Kubernetes Misconfigurations: From Understanding to Mitigating the Risks Involved

Building a service on the internet today is much easier than it was before. However, maintaining its security is a completely different issue and the main concern these days. The world of technology revolves around security, and there is no single tool that comes pre-packed with excellent features and production-grade security. This is especially true for large-scale applications.

For large-scale distributed systems, Kubernetes is the de facto standard that comes pre-packed with enterprise-scale development and orchestration features. However, Kubernetes’s superior abilities bring with it a high degree of complexity. And if you have ever set up a complex system, you know how susceptible they are to human error. Even advanced and mature Kubernetes ecosystems can become vulnerable if the smallest of errors are made in configuring them. The majority of security incidents in Kubernetes systems occur as a result of Kubernetes misconfigurations.

Table of Contents

Top 3 Categories of Misconfiguration, Their Impacts, and Solutions

A Gartner study states that human errors are responsible for around 80% of all data security breaches and up to 99% of cloud environment failures. As mentioned earlier, Kubernetes misconfigurations can result in your large-scale enterprise becoming vulnerable to attacks that can bring down your entire system.

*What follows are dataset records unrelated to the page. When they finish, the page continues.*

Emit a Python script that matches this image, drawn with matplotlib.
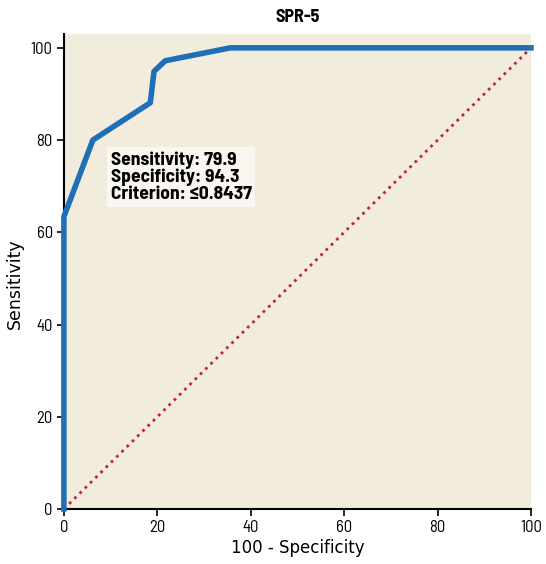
import matplotlib
matplotlib.use('Agg')
import matplotlib.pyplot as plt

# ROC curve points (100 - specificity, sensitivity)
fpr = [0, 0, 6.2, 18.5, 19.3, 21.7, 35.6, 100]
tpr = [0, 63.4, 80.0, 88.1, 94.9, 97.2, 100, 100]
diag = [0, 100]
ticks = [0, 20, 40, 60, 80, 100]
note = 'Sensitivity: 79.9\nSpecificity: 94.3\nCriterion: \u22640.8437'

narrow = ['Barlow Semi Condensed', 'PT Sans Narrow', 'DejaVu Sans']
plain = ['DejaVu Sans']

fig = plt.figure(figsize=(5.46, 5.64), dpi=100)
ax = fig.add_axes([0.117, 0.0975, 0.8555, 0.8422])
ax.set_facecolor('#f1ecdb')

ax.plot(diag, diag, color='#c0282d', linestyle=':', linewidth=2, zorder=2)
ax.plot(fpr, tpr, color='#1f6fb8', linewidth=4, zorder=3, clip_on=False)

ax.set_xlim(0, 100)
ax.set_ylim(0, 103)
ax.set_xticks(ticks)
ax.set_yticks(ticks)
for s in ['top', 'right']:
    ax.spines[s].set_visible(False)
for s in ['left', 'bottom']:
    ax.spines[s].set_linewidth(1.5)
ax.tick_params(direction='out', length=5, width=1.2, labelsize=12, pad=3)
for lab in ax.get_xticklabels() + ax.get_yticklabels():
    lab.set_family(narrow)

ax.set_xlabel('100 - Specificity', fontsize=12, family=plain, labelpad=3)
ax.set_ylabel('Sensitivity', fontsize=12.5, family=plain)
ax.yaxis.set_label_coords(-0.085, 0.475)
ax.set_title('SPR-5', fontsize=13, fontweight='bold', family=narrow, pad=9)

ax.text(10, 77.6, note, fontsize=14, fontweight='bold', family=narrow,
        va='top', ha='left', linespacing=1.0, zorder=4,
        bbox=dict(boxstyle='square,pad=0.2', facecolor='#f9f7f0', edgecolor='none'))

fig.savefig('out.png', dpi=100)
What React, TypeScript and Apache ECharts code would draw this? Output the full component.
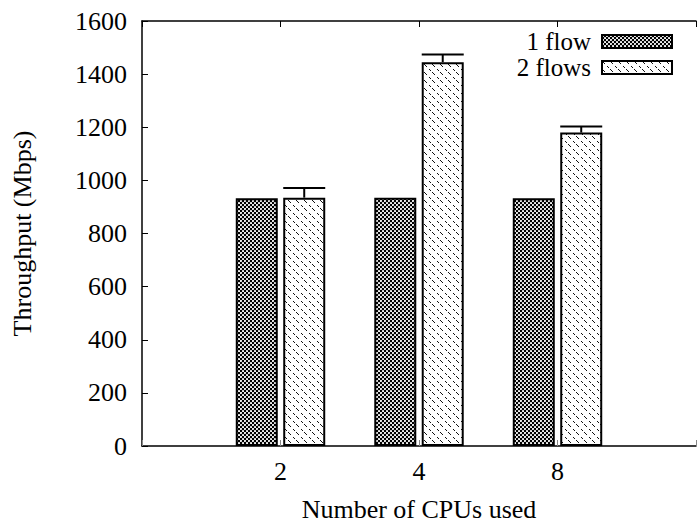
import React, { useEffect, useRef } from "react";
import * as echarts from "echarts";

const categories = ["2", "4", "8"];
const oneFlow = [933, 935, 933];
const twoFlows = [935, 1445, 1180];
const twoFlowsUpper = [971, 1474, 1203];
const seriesNames = ["1 flow", "2 flows"];
const yTicks = { min: 0, max: 1600, interval: 200 };

const FONT = "'Liberation Serif', 'DejaVu Serif', 'Times New Roman', serif";

function crossPattern(): HTMLCanvasElement {
  const c = document.createElement("canvas");
  c.width = 4;
  c.height = 4;
  const ctx = c.getContext("2d")!;
  ctx.fillStyle = "#000";
  ctx.fillRect(0, 0, 4, 4);
  ctx.fillStyle = "#fff";
  ctx.beginPath();
  ctx.arc(1, 1, 1.05, 0, Math.PI * 2);
  ctx.fill();
  ctx.beginPath();
  ctx.arc(3, 3, 1.05, 0, Math.PI * 2);
  ctx.fill();
  return c;
}

function diagPattern(): HTMLCanvasElement {
  const c = document.createElement("canvas");
  c.width = 8;
  c.height = 8;
  const ctx = c.getContext("2d")!;
  ctx.fillStyle = "#fff";
  ctx.fillRect(0, 0, 8, 8);
  ctx.fillStyle = "#111";
  [0, 1, 2, 5, 6].forEach((i) => ctx.fillRect(i, i, 1, 1));
  return c;
}

export default function App() {
  const ref = useRef<HTMLDivElement>(null);
  useEffect(() => {
    if (!ref.current) return;
    const chart = echarts.init(ref.current, undefined, { renderer: "svg" });
    const axisData = ["", ...categories, ""];
    const barWidth = 42;
    const gapRatio = 0.13;
    const offset = (barWidth + barWidth * gapRatio) / 2;
    const textStyle = { fontFamily: FONT, fontSize: 26, color: "#000" };
    chart.setOption({
      animation: false,
      textStyle: { fontFamily: FONT },
      grid: { left: 142, top: 21, bottom: 74, width: 568, containLabel: false },
      legend: {
        data: seriesNames,
        orient: "vertical",
        align: "right",
        right: 21,
        top: 24,
        itemWidth: 70,
        itemHeight: 13,
        itemGap: 1,
        icon: "rect",
        textStyle: { ...textStyle, fontSize: 25, lineHeight: 25, padding: [0, 6, 0, 0] },
      },
      xAxis: [
        {
          type: "category",
          data: axisData,
          boundaryGap: false,
          position: "bottom",
          axisLine: { lineStyle: { color: "#000", width: 1.5 } },
          axisTick: { inside: true, length: 6, lineStyle: { color: "#888" } },
          axisLabel: { ...textStyle, margin: 12, interval: 0 },
          name: "Number of CPUs used",
          nameLocation: "middle",
          nameGap: 50,
          nameTextStyle: textStyle,
          splitLine: { show: false },
        },
        {
          type: "category",
          data: axisData,
          boundaryGap: false,
          position: "top",
          axisLine: { lineStyle: { color: "#000", width: 1.5 } },
          axisTick: { inside: true, length: 6, lineStyle: { color: "#000" } },
          axisLabel: { show: false },
          splitLine: { show: false },
        },
      ],
      yAxis: {
        type: "value",
        min: yTicks.min,
        max: yTicks.max,
        interval: yTicks.interval,
        axisLine: { show: true, lineStyle: { color: "#000", width: 1.5 } },
        axisTick: { show: true, inside: true, length: 6, lineStyle: { color: "#000" } },
        axisLabel: { ...textStyle, margin: 15, formatter: (v: number) => String(v) },
        splitLine: { show: false },
        name: "Throughput (Mbps)",
        nameLocation: "middle",
        nameGap: 107,
        nameTextStyle: textStyle,
      },
      series: [
        {
          name: seriesNames[0],
          type: "bar",
          barWidth,
          barGap: gapRatio * 100 + "%",
          data: categories.map((c, i) => [c, oneFlow[i]]),
          itemStyle: {
            color: { image: crossPattern(), repeat: "repeat" },
            borderColor: "#000",
            borderWidth: 2,
          },
        },
        {
          name: seriesNames[1],
          type: "bar",
          barWidth,
          barGap: gapRatio * 100 + "%",
          data: categories.map((c, i) => [c, twoFlows[i]]),
          itemStyle: {
            color: { image: diagPattern(), repeat: "repeat" },
            borderColor: "#000",
            borderWidth: 2,
          },
        },
        {
          name: "errors",
          type: "custom",
          z: 5,
          data: categories.map((c, i) => [c, twoFlows[i], twoFlowsUpper[i]]),
          renderItem: (params: any, api: any) => {
            const base = api.coord([api.value(0), api.value(1)]);
            const top = api.coord([api.value(0), api.value(2)]);
            const x = base[0] + offset;
            const half = barWidth / 2;
            const style = { stroke: "#000", lineWidth: 2 };
            return {
              type: "group",
              children: [
                { type: "line", shape: { x1: x, y1: base[1], x2: x, y2: top[1] }, style },
                { type: "line", shape: { x1: x - half, y1: top[1], x2: x + half, y2: top[1] }, style },
              ],
            };
          },
        },
      ],
    });
    return () => chart.dispose();
  }, []);
  return (
    <div
      ref={ref}
      style={{ position: "fixed", left: 0, top: 0, width: 699, height: 527, background: "#fff" }}
    />
  );
}
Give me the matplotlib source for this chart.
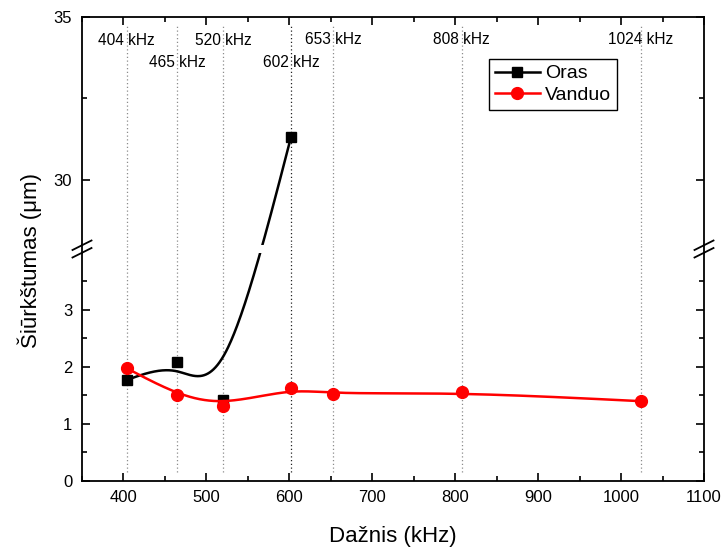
import numpy as np
import matplotlib
matplotlib.use("Agg")
import matplotlib.pyplot as plt
from matplotlib.lines import Line2D

plt.rcParams['font.family'] = ['Liberation Sans', 'DejaVu Sans']

# duomenys
freq_lines = [404, 465, 520, 602, 653, 808, 1024]
freq_labels = ['404 kHz', '465 kHz', '520 kHz', '602 kHz', '653 kHz', '808 kHz', '1024 kHz']
label_y = [34.26, 33.61, 34.26, 33.61, 34.3, 34.3, 34.3]
line_colors = ['#8c8c8c', '#8c8c8c', '#8c8c8c', '#222222', '#8c8c8c', '#8c8c8c', '#8c8c8c']

oras_x = [404, 465, 520, 602]
oras_y = [1.77, 2.09, 1.41, 31.31]
vanduo_x = [404, 465, 520, 602, 653, 808, 1024]
vanduo_y = [1.975, 1.506, 1.32, 1.624, 1.518, 1.553, 1.397]

low_lim = (0, 4)
up_lim = (28, 35)

# isdestymas pikseliais
W, H = 728, 548
L, R = 82, 704
low_bot, low_top = 480.7, 253.0
up_bot, up_top = 245.0, 16.7


def bspline(px, py, n=80):
    """uniform cubic B-spline, galai atspindeti"""
    p = np.column_stack([px, py]).astype(float)
    p = np.vstack([2 * p[0] - p[1], p, 2 * p[-1] - p[-2]])
    t = np.linspace(0, 1, n)
    b0 = (1 - t) ** 3 / 6
    b1 = (3 * t ** 3 - 6 * t ** 2 + 4) / 6
    b2 = (-3 * t ** 3 + 3 * t ** 2 + 3 * t + 1) / 6
    b3 = t ** 3 / 6
    segs = []
    for i in range(len(p) - 3):
        segs.append(np.outer(b0, p[i]) + np.outer(b1, p[i + 1])
                    + np.outer(b2, p[i + 2]) + np.outer(b3, p[i + 3]))
    c = np.vstack(segs)
    return c[:, 0], c[:, 1]


k_low = (low_bot - low_top) / (low_lim[1] - low_lim[0])
k_up = (up_bot - up_top) / (up_lim[1] - up_lim[0])
h_low = low_bot - low_top
gap = low_top - up_bot


def to_u(y):
    y = np.asarray(y, float)
    return np.where(y <= low_lim[1], y * k_low, h_low + gap + (y - up_lim[0]) * k_up)


fig = plt.figure(figsize=(W / 100, H / 100), dpi=100)
ax_low = fig.add_axes([L / W, (H - low_bot) / H, (R - L) / W, (low_bot - low_top) / H])
ax_up = fig.add_axes([L / W, (H - up_bot) / H, (R - L) / W, (up_bot - up_top) / H])

for ax in (ax_low, ax_up):
    ax.set_xlim(350, 1100)
    for s in ax.spines.values():
        s.set_linewidth(1.3)
    ax.tick_params(which='both', direction='in', width=1.2, labelsize=12, pad=7)
    ax.tick_params(which='major', length=6)
    ax.tick_params(which='minor', length=3.6)
    ax.set_xticks(np.arange(400, 1101, 100))
    ax.set_xticks(np.arange(350, 1101, 50), minor=True)

ax_low.set_ylim(*low_lim)
ax_up.set_ylim(*up_lim)
ax_low.spines['top'].set_visible(False)
ax_up.spines['bottom'].set_visible(False)
ax_low.tick_params(which='both', top=False, right=True, bottom=True, left=True)
ax_up.tick_params(which='both', top=True, bottom=False, right=True, left=True,
                  labelbottom=False)
ax_low.set_yticks([0, 1, 2, 3])
ax_low.set_yticks([0.5, 1.5, 2.5, 3.5], minor=True)
ax_up.set_yticks([30, 35])
ax_up.set_yticks([32.5], minor=True)

# spine tarpas ir lauzimo zymes
for xp in (L, R):
    fig.add_artist(Line2D([xp / W, xp / W], [(H - low_top) / H, (H - up_bot) / H],
                          color='black', lw=1.3))
for xp in (L, R):
    for dy in (0, 7.5):
        fig.add_artist(Line2D([(xp - 9.5) / W, (xp + 9.5) / W],
                              [(H - (250 + dy)) / H, (H - (240.5 + dy)) / H],
                              color='black', lw=1.3))

# vertikalios linijos
for f, c in zip(freq_lines, line_colors):
    ax_low.axvline(f, ymin=0.15 / 4, ymax=1 + gap / h_low, color=c,
                   linestyle=(0, (1, 2)), lw=0.9, clip_on=False, zorder=1)
    ax_up.axvline(f, ymin=0, ymax=(34.7 - 28) / 7, color=c,
                  linestyle=(0, (1, 2)), lw=0.9, zorder=1)
for f, lab, ly in zip(freq_lines, freq_labels, label_y):
    ax_up.text(f, ly, lab, ha='center', va='center', fontsize=11.2)

# kreives
ox, ou = bspline(oras_x, to_u(oras_y))
vx, vu = bspline(vanduo_x, to_u(vanduo_y))
for ax, conv in ((ax_low, lambda u: u / k_low),
                 (ax_up, lambda u: up_lim[0] + (u - h_low - gap) / k_up)):
    ax.plot(ox, conv(ou), color='black', lw=1.8, zorder=3)
    ax.plot(oras_x, oras_y, 's', color='black', ms=7.5, zorder=4)
    ax.plot(vx, conv(vu), color='red', lw=1.8, zorder=5)
    ax.plot(vanduo_x, vanduo_y, 'o', color='red', ms=8.5, zorder=6)

handles = [Line2D([], [], color='black', lw=1.8, marker='s', ms=7.5),
           Line2D([], [], color='red', lw=1.8, marker='o', ms=8.5)]
leg = ax_up.legend(handles, ['Oras', 'Vanduo'], loc='upper left',
                   bbox_to_anchor=((489 - L) / (R - L), (up_bot - 59) / (up_bot - up_top)),
                   fontsize=14, frameon=True, fancybox=False, framealpha=1,
                   edgecolor='black', borderpad=0.3, labelspacing=0.2,
                   handlelength=2.3, handletextpad=0.3, borderaxespad=0)
leg.get_frame().set_linewidth(1.0)

fig.text(30 / W, (H - 260) / H, 'Šiūrkštumas (μm)', rotation=90, ha='center',
         va='center', fontsize=16)
fig.text(393 / W, (H - 541.7) / H, 'Dažnis (kHz)', ha='center', va='baseline', fontsize=16)

fig.savefig('out.png', dpi=100)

In this section, we will learn more about the top 3 categories of Kubernetes misconfigurations, how severe their impact can be, and how you can resolve them.

Access Misconfiguration

The main cause of misconfigured access privileges is deeply rooted in Agile. Product or service success is excessively measured based on how quickly products are developed and deployed—faster service to the market is the main aim.

However, this “faster time to market” approach opens up the possibility of human error. While most of the team’s energy is focused on feature development and deployment, DevOps teams tend to run critical access privilege checks.

What Leads to Access Privilege Misconfiguration?

It is embedded into our thought process that, as a rule of thumb, we follow default or general access permission patterns on pods and containers. Thus, teams end up enabling resources with more privileges than needed, leading to security risks.

Solution: Have a dynamic config with a list of standard access that should be granted to a resource or group.

Granting accesses based on roles (RBAC) is a standard way to allow user or service accounts to function adequately. From an RBAC standpoint, at times, teams fail to limit role privileges, which can lead to data breaches and unauthorized access.

Solution: Create a predefined access list or a unified dashboard or service providing a visual representation of which resources have what permissions.

Irrespective of how carefully an engineer allocates access privileges, failures are imminent if the configuration is not verified through a review.

Solution: It’s always crucial to incorporate peer reviews in the overall process to eliminate the margin of error.

Resource Misconfiguration

The primary reason for resource misconfiguration is your team not having a comprehensive understanding of how Kubernetes resource management works, and insufficient knowledge of how to limit and configure pod requests and limits. Thus, human error can contribute heavily towards resource misconfiguration.

Common Resource Misconfigurations and Their Causes

Over- or under-allocating resources by relying on duplicated configurations from other services or auto-scaling groups can result in resource exhaustion or inadequate resource utilization.

Solution: Configure auto-scaling policies and strategize the design based on horizontal or vertical scaling to overcome resource over-allocation and bottlenecks.

Failing to separate resources using namespaces brings security and isolation concerns.

Solution: Follow automated namespace creation with a standard naming convention. Set namespace quotas and network policies to avoid isolation-related incidents.

Improper configuration of pod security policies (PSP) can allow containers to run with over privileges and bypass security protections.

Solution: Use default PSPs and adapt to setting a restrictive default PSP for the clusters. Use PSP policy templates and conduct periodic audits and reviews.

Network Misconfiguration

There is no single factor responsible for Kubernetes network misconfiguration. Network resources continuously change and are not reliable all the time. Multiple network components, services, and pods interact with each other in a distributed fashion and, at times, it becomes challenging to ensure reliable communication between the network elements without any missteps.

Network Misconfiguration Patterns

Identical or overlapping subnets and IP addresses across network resources can cause pod unavailability and network conflicts.

Solution: Perform regular network audits and implement automated IP/subnet assignment and centralized IP/subnet management.

Ingress and egress policy misconfiguring at times will expose services with unintended access to resources.

Solution: Eliminate Allow-All rules and maintain standard ingress and egress policies throughout the lifecycle.

Irregularities in the implementation and configuration of third-party network plugins.

Solution: Adhere to one standard network plugin with centralized configuration management and incorporation of validation checks in the pipeline.

Conclusion

Kubernetes is at the top of the technology chain and the leader in open-source orchestration platforms. But misconfigurations are very common in Kubernetes, and they are imminent. Understanding how misconfigurations get introduced into the system and how to remediate them can be the most crucial line of defense for DevOps engineers. This post untangles the most common configuration an engineer might mess up or miss and how to handle it.